- [Task prompt]: Retype only the lines from the top of the records to the line with "const WX = 4, WY", including that line but none of the pictures.

Rows from a dataset of charts and code:
※

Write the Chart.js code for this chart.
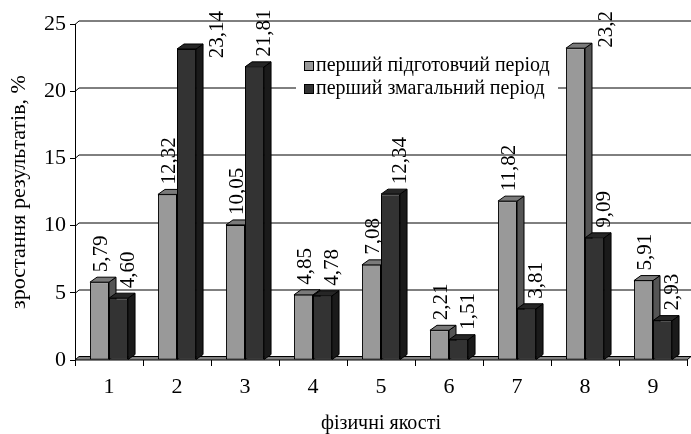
<!DOCTYPE html>
<html>
<head>
<meta charset="utf-8">
<script src="https://cdn.jsdelivr.net/npm/chart.js@4"></script>
<style>
  html, body { margin: 0; padding: 0; background: #fff; }
  canvas { display: block; }
</style>
</head>
<body>
<canvas id="chart" width="691" height="434"></canvas>
<script>
const categories = ["1", "2", "3", "4", "5", "6", "7", "8", "9"];
const prepValues = [5.79, 12.32, 10.05, 4.85, 7.08, 2.21, 11.82, 23.2, 5.91];
const compValues = [4.60, 23.14, 21.81, 4.78, 12.34, 1.51, 3.81, 9.09, 2.93];
const prepLabels = ["5,79", "12,32", "10,05", "4,85", "7,08", "2,21", "11,82", "23,2", "5,91"];
const compLabels = ["4,60", "23,14", "21,81", "4,78", "12,34", "1,51", "3,81", "9,09", "2,93"];
const seriesNames = ["перший підготовчий період", "перший змагальний період"];

const FONT = "'Liberation Serif', 'Times New Roman', serif";
const faces = [
  { front: "#999999", top: "#7a7a7a", side: "#555555" },
  { front: "#333333", top: "#262626", side: "#1a1a1a" }
];
const DX = 7, DY = 5;       // bar depth
const WX = 4, WY = 3.5;     // back wall offset

const threeD = {
  id: "threeD",
  beforeDatasetsDraw(chart) {
    const { ctx, chartArea, scales } = chart;
    const y = scales.y;
    ctx.save();
    ctx.lineWidth = 1;
    ctx.strokeStyle = "#000";
    // back wall gridlines
    y.ticks.forEach(t => {
      if (t.value === 0) return;
      const py = Math.round(y.getPixelForValue(t.value)) + 0.5;
      ctx.beginPath();
      ctx.moveTo(chartArea.left, py);
      ctx.lineTo(chartArea.left + WX, py - WY);
      ctx.lineTo(chart.width, py - WY);
      ctx.stroke();
    });
    // floor
    const fy = y.getPixelForValue(0);
    ctx.fillStyle = "#808080";
    ctx.beginPath();
    ctx.moveTo(chartArea.left, fy);
    ctx.lineTo(chartArea.right, fy);
    ctx.lineTo(chartArea.right + WX, fy - WY);
    ctx.lineTo(chartArea.left + WX, fy - WY);
    ctx.closePath();
    ctx.fill();
    ctx.stroke();
    // bar depth faces
    chart.data.datasets.forEach((ds, i) => {
      chart.getDatasetMeta(i).data.forEach(bar => {
        const l = bar.x - bar.width / 2, r = bar.x + bar.width / 2;
        const top = bar.y, base = bar.base;
        ctx.fillStyle = faces[i].side;
        ctx.beginPath();
        ctx.moveTo(r, top);
        ctx.lineTo(r + DX, top - DY);
        ctx.lineTo(r + DX, base - DY);
        ctx.lineTo(r, base);
        ctx.closePath();
        ctx.fill();
        ctx.stroke();
        ctx.fillStyle = faces[i].top;
        ctx.beginPath();
        ctx.moveTo(l, top);
        ctx.lineTo(l + DX, top - DY);
        ctx.lineTo(r + DX, top - DY);
        ctx.lineTo(r, top);
        ctx.closePath();
        ctx.fill();
        ctx.stroke();
      });
    });
    ctx.restore();
  },
  afterDatasetsDraw(chart) {
    const { ctx } = chart;
    ctx.save();
    // legend box
    const lx = 296, ly = 52;
    ctx.fillStyle = "#fff";
    ctx.fillRect(lx, ly, 262, 48);
    ctx.font = "20px " + FONT;
    ctx.textBaseline = "middle";
    seriesNames.forEach((name, i) => {
      const cy = 66 + i * 23;
      ctx.fillStyle = faces[i].front;
      ctx.fillRect(304.5, cy - 4.5, 9, 9);
      ctx.strokeStyle = "#000";
      ctx.lineWidth = 1;
      ctx.strokeRect(304.5, cy - 4.5, 9, 9);
      ctx.fillStyle = "#000";
      ctx.textAlign = "left";
      ctx.fillText(name, 316, cy);
    });
    // value labels, rotated
    ctx.font = "21px " + FONT;
    const texts = [prepLabels, compLabels];
    const shift = [2, 10];
    chart.data.datasets.forEach((ds, i) => {
      chart.getDatasetMeta(i).data.forEach((bar, j) => {
        const txt = texts[i][j];
        const w = ctx.measureText(txt).width;
        let cx = bar.x + shift[i];
        let bottom = bar.y - 10;
        if (bottom - w < 8) {
          cx = bar.x + bar.width / 2 + DX + 14;
          bottom = 11 + w;
        }
        ctx.save();
        ctx.translate(cx, bottom);
        ctx.rotate(-Math.PI / 2);
        ctx.textAlign = "left";
        ctx.textBaseline = "middle";
        ctx.fillStyle = "#000";
        ctx.fillText(txt, 0, 0);
        ctx.restore();
      });
    });
    ctx.restore();
  }
};

const chart = new Chart(document.getElementById("chart"), {
  type: "bar",
  data: {
    labels: categories,
    datasets: [
      { label: seriesNames[0], data: prepValues, backgroundColor: faces[0].front,
        borderColor: "#000", borderWidth: 1, borderSkipped: false },
      { label: seriesNames[1], data: compValues, backgroundColor: faces[1].front,
        borderColor: "#000", borderWidth: 1, borderSkipped: false }
    ]
  },
  options: {
    responsive: false,
    animation: false,
    devicePixelRatio: 1,
    layout: { padding: { top: 24, right: 4, left: 0, bottom: 0 } },
    datasets: { bar: { categoryPercentage: 0.56, barPercentage: 1 } },
    plugins: { legend: { display: false }, tooltip: { enabled: false } },
    scales: {
      x: {
        offset: true,
        afterFit: s => { s.height = 74; },
        grid: { display: true, drawOnChartArea: false, drawTicks: true, tickLength: 6, color: "#000", offset: true },
        border: { display: false },
        ticks: { color: "#000", font: { family: FONT, size: 22 }, padding: 8 },
        title: { display: true, text: "фізичні якості", color: "#000",
                 font: { family: FONT, size: 20, lineHeight: 1 }, padding: { top: 0, bottom: 0 } }
      },
      y: {
        min: 0, max: 25,
        afterFit: s => { s.width = 75; },
        ticks: { stepSize: 5, color: "#000", font: { family: FONT, size: 22 }, padding: 4 },
        grid: { display: true, drawOnChartArea: false, drawTicks: true, tickLength: 5, color: "#000" },
        border: { display: true, color: "#000" },
        title: { display: true, text: "зростання результатів, %", color: "#000",
                 font: { family: FONT, size: 22 }, padding: { top: 6, bottom: 0 } }
      }
    }
  },
  plugins: [threeD]
});
</script>
</body>
</html>
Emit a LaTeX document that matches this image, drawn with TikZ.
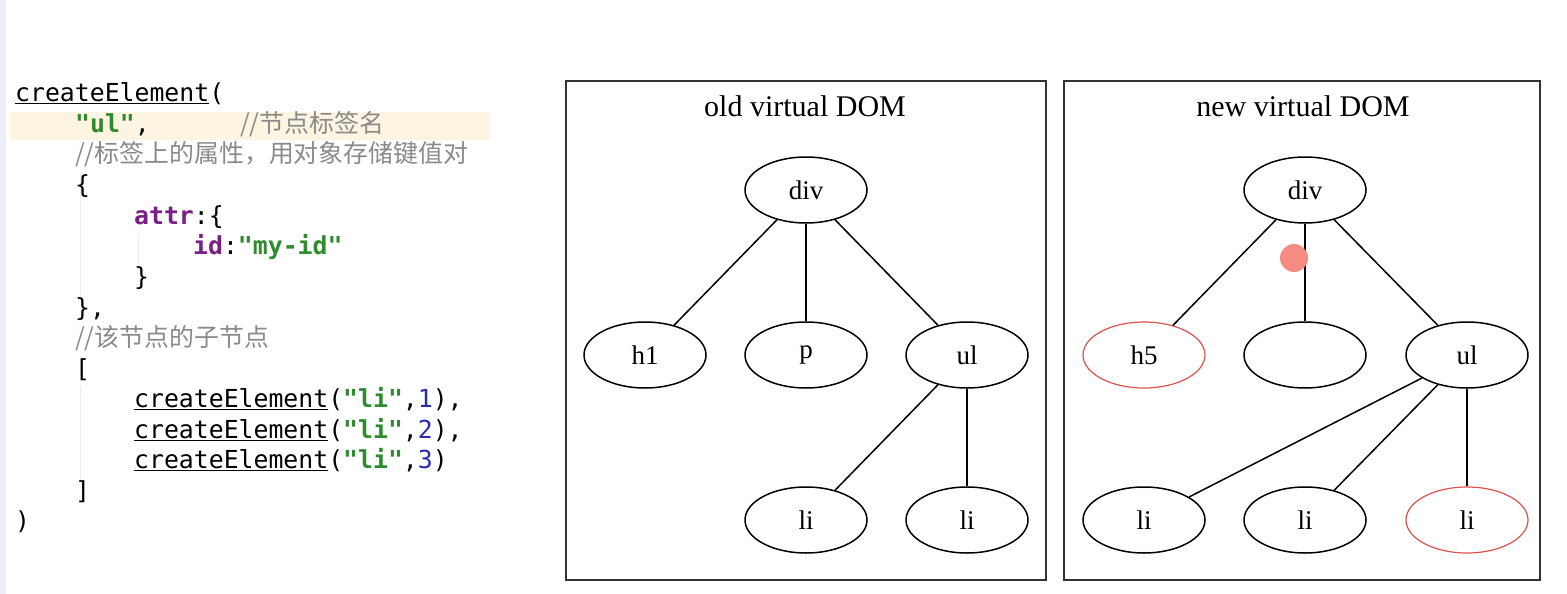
\documentclass[tikz,border=0pt]{standalone}
\usepackage{fontspec}
\setmainfont{Liberation Serif}
\setmonofont{DejaVu Sans Mono}
\newfontfamily\cjk{Noto Sans CJK SC}
\usetikzlibrary{shapes.geometric}
\definecolor{strgreen}{HTML}{2E8B2E}
\definecolor{kwpurple}{HTML}{7A1F86}
\definecolor{numblue}{HTML}{2A2AB0}
\definecolor{cmtgray}{HTML}{8A8A8A}
\definecolor{hlband}{HTML}{FDF5E2}
\definecolor{edstrip}{HTML}{EDF0FA}
\definecolor{boxgray}{HTML}{333333}
\definecolor{diffred}{HTML}{D9534F}
\definecolor{dotred}{HTML}{F58C82}
\definecolor{guide}{HTML}{ECECEC}
\tikzset{
  codeline/.style={anchor=base west, inner sep=0pt, font=\fontsize{24.8}{26}\ttfamily},
  cmt/.style={anchor=base west, inner sep=0pt, text=cmtgray, font=\fontsize{24.9}{26}\cjk},
  domnode/.style={ellipse, draw=black, line width=1.5pt, minimum width=122pt, minimum height=66pt, inner sep=0pt, font=\fontsize{27}{28}\selectfont},
  diffnode/.style={domnode, draw=diffred, line width=1.2pt},
  edge/.style={line width=1.5pt, black},
  panel/.style={draw=boxgray, line width=2.2pt},
  title/.style={font=\fontsize{30}{31}\selectfont, inner sep=0pt}
}
\newcommand{\ceu}{\underline{createElement}}
\newcommand{\gs}[1]{\textcolor{strgreen}{\bfseries #1}}
\newcommand{\kp}[1]{\textcolor{kwpurple}{\bfseries #1}}
\newcommand{\nb}[1]{\textcolor{numblue}{#1}}
\begin{document}
\begin{tikzpicture}[x=1pt,y=-1pt]
\useasboundingbox (0,0) rectangle (1567,594);
\fill[white] (0,0) rectangle (1567,594);
% editor decorations
\fill[edstrip] (0,0) rectangle (6,594);
\fill[hlband] (10,112) rectangle (490,140);
\draw[guide, line width=1pt] (80,172) -- (80,300);
\draw[guide, line width=1pt] (138,234) -- (138,270);
\draw[guide, line width=1pt] (80,386) -- (80,480);
% code
\node[codeline] (l0) at (15,101) {\ceu(};
\node[codeline] (l1) at (75,132) {\gs{"ul"},};
\node[cmt] (c1) at (240,132) {//节点标签名};
\node[cmt] (c2) at (75,162) {//标签上的属性，用对象存储键值对};
\node[codeline] (l3) at (75,193) {\{};
\node[codeline] (l4) at (134,224) {\kp{attr}:\{};
\node[codeline] (l5) at (193,254) {\kp{id}:\gs{"my-id"}};
\node[codeline] (l6) at (134,285) {\}};
\node[codeline] (l7) at (75,316) {\},};
\node[cmt] (c8) at (75,346) {//该节点的子节点};
\node[codeline] (l9) at (75,377) {[};
\node[codeline] (l10) at (134,407) {\ceu(\gs{"li"},\nb{1}),};
\node[codeline] (l11) at (134,438) {\ceu(\gs{"li"},\nb{2}),};
\node[codeline] (l12) at (134,468) {\ceu(\gs{"li"},\nb{3})};
\node[codeline] (l13) at (75,499) {]};
\node[codeline] (l14) at (15,529) {)};
% panels
\draw[panel] (566,81) rectangle (1046,580);
\draw[panel] (1064,81) rectangle (1540,580);
\node[title] (t1) at (805,106) {old virtual DOM};
\node[title] (t2) at (1303,106) {new virtual DOM};
% old tree
\node[domnode] (odiv) at (806,190) {div};
\node[domnode] (oh1) at (645,355) {h1};
\node[domnode] (op) at (806,355) {p};
\node[domnode] (oul) at (967,355) {ul};
\node[domnode] (oli1) at (806,520) {li};
\node[domnode] (oli2) at (967,520) {li};
\draw[edge] (odiv) -- (oh1);
\draw[edge] (odiv) -- (op);
\draw[edge] (odiv) -- (oul);
\draw[edge] (oul) -- (oli1);
\draw[edge] (oul) -- (oli2);
% new tree
\node[domnode] (ndiv) at (1305,190) {div};
\node[diffnode] (nh5) at (1144,355) {h5};
\node[domnode] (np) at (1305,355) {};
\node[domnode] (nul) at (1467,355) {ul};
\node[domnode] (nli1) at (1144,520) {li};
\node[domnode] (nli2) at (1305,520) {li};
\node[diffnode] (nli3) at (1467,520) {li};
\draw[edge] (ndiv) -- (nh5);
\draw[edge] (ndiv) -- (np);
\draw[edge] (ndiv) -- (nul);
\draw[edge] (nul) -- (nli1);
\draw[edge] (nul) -- (nli2);
\draw[edge] (nul) -- (nli3);
% pointer dot
\fill[dotred] (1294,258) circle (14);
\end{tikzpicture}
\end{document}
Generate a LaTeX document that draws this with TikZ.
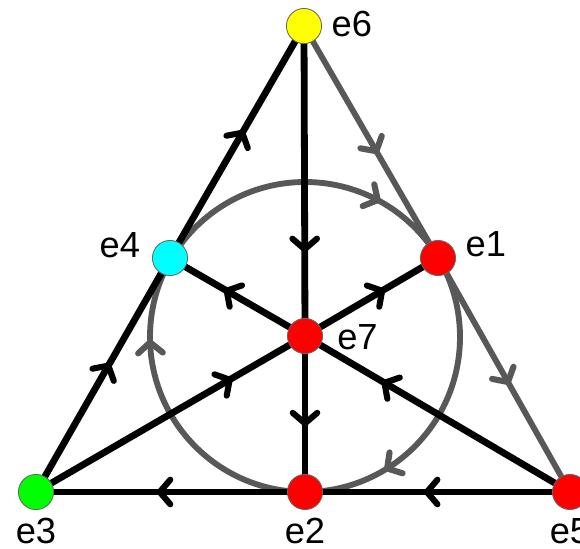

※

- [Task output]:
Write the Chart.js code for this chart.
<!DOCTYPE html>
<html>
<head>
<meta charset="utf-8">
<script src="https://cdn.jsdelivr.net/npm/chart.js@4"></script>
<style>
  html, body { margin: 0; padding: 0; background: #fff; }
  canvas { display: block; }
</style>
</head>
<body>
<canvas id="chart" width="691" height="434"></canvas>
<script>
const categories = ["1", "2", "3", "4", "5", "6", "7", "8", "9"];
const prepValues = [5.79, 12.32, 10.05, 4.85, 7.08, 2.21, 11.82, 23.2, 5.91];
const compValues = [4.60, 23.14, 21.81, 4.78, 12.34, 1.51, 3.81, 9.09, 2.93];
const prepLabels = ["5,79", "12,32", "10,05", "4,85", "7,08", "2,21", "11,82", "23,2", "5,91"];
const compLabels = ["4,60", "23,14", "21,81", "4,78", "12,34", "1,51", "3,81", "9,09", "2,93"];
const seriesNames = ["перший підготовчий період", "перший змагальний період"];

const FONT = "'Liberation Serif', 'Times New Roman', serif";
const faces = [
  { front: "#999999", top: "#7a7a7a", side: "#555555" },
  { front: "#333333", top: "#262626", side: "#1a1a1a" }
];
const DX = 7, DY = 5;       // bar depth
const WX = 4, WY = 3.5;     // back wall offset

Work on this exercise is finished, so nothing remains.